On va avoir des situations qui pourront être dramatiques. Les syndicats de Pôle emploi en ont conscience lorsqu’ils demandent la mise en place d’un plan de sécurité parce qu’ils ont peur pour les conseillers de Pôle emploi des conséquences de cette réforme. Un certain nombre de chômeurs qui seront dans des situations désespérées pourront être amenés à avoir des comportements désespérés.
Derrière ces réformes, il y a des vies, des familles en jeu. C’est ce qu’oublient un certain nombre d’économistes qui sont hors sol, et qui oublient le niveau de vie des chômeurs et des Français, et les conséquences économiques et sociales des réformes qu’ils peuvent mettre en place.
Les défenseurs de cette réforme s'appuient sur l’idée que le chômeur est un optimisateur, qu’il jouerait sur les règles de l’assurance chômage pour avoir un revenu mensuel plus élevé. Il faut savoir, et cela a été démontré par de nombreuses études, que les chômeurs ont une méconnaissance de leurs droits, et qu’ils ont énormément de difficultés à calculer leurs indemnités chômage.

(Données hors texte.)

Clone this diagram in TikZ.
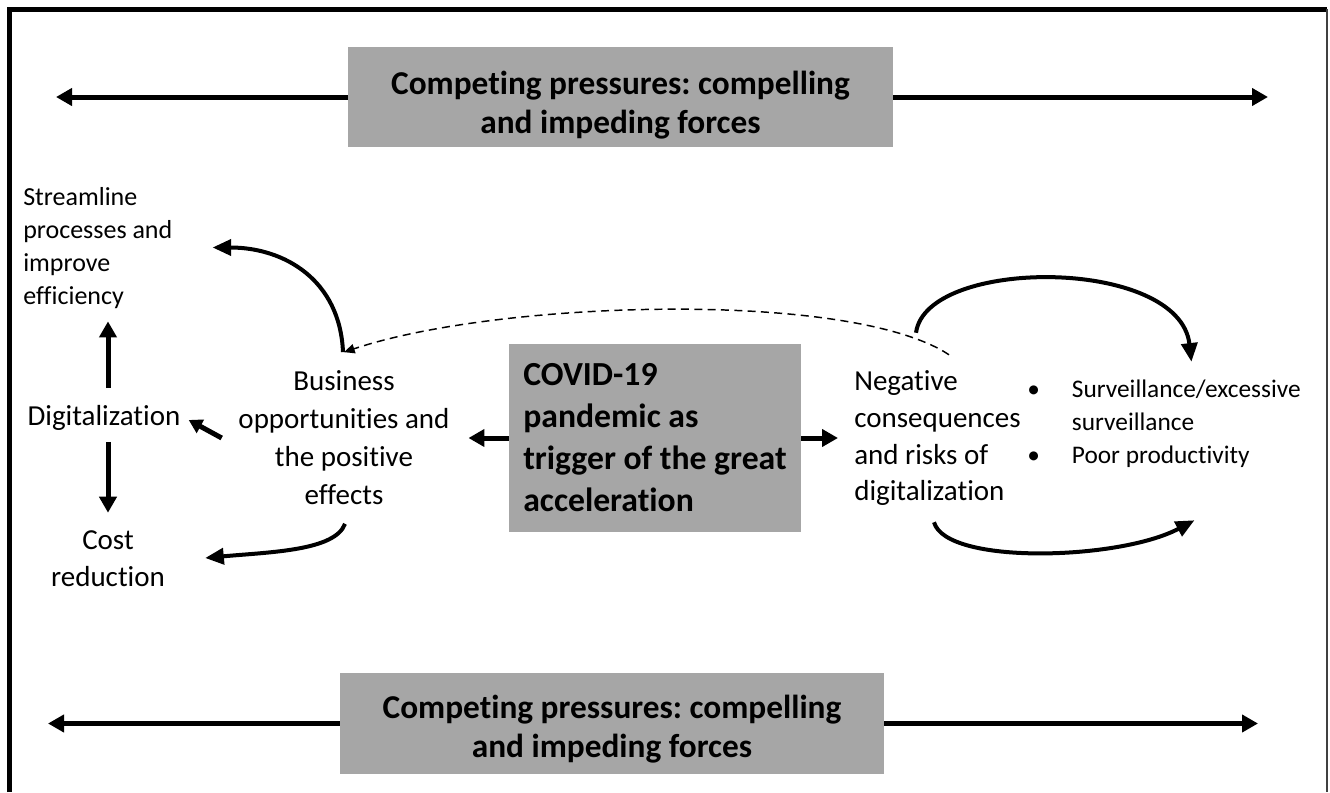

Les défenseurs de cette réforme soutiennent également que les règles de l’Assurance chômage inciteraient à l’utilisation à des contrats courts : cet argument va à l’encontre de toute la littérature sur la question qui montre qu’il n’existe aucun lien de causalité entre les deux. Si l’utilisation des contrats courts a augmenté, c’est du fait des politiques de dérégulations du marché du travail qui ont été mises en place par ce gouvernement et Emmanuel Macron à l’époque où il était ministre.
Et tout cela repose sur l’idée qu’il existerait des emplois non pourvus, des emplois vacants, des difficultés de recrutement dans certains secteurs d’activité.
Si on avait eu des pénuries de travailleurs dans certains secteurs d’activités, on aurait vu une augmentation des salaires. Cela n’a pas été le cas.
Cette réforme vise à diminuer des droits à une allocation chômage, et donc diminuer les dépenses sociales. Car l’objectif premier de cette réforme, c’est de faire des économies. Plus de deux milliards d’euros sont attendus.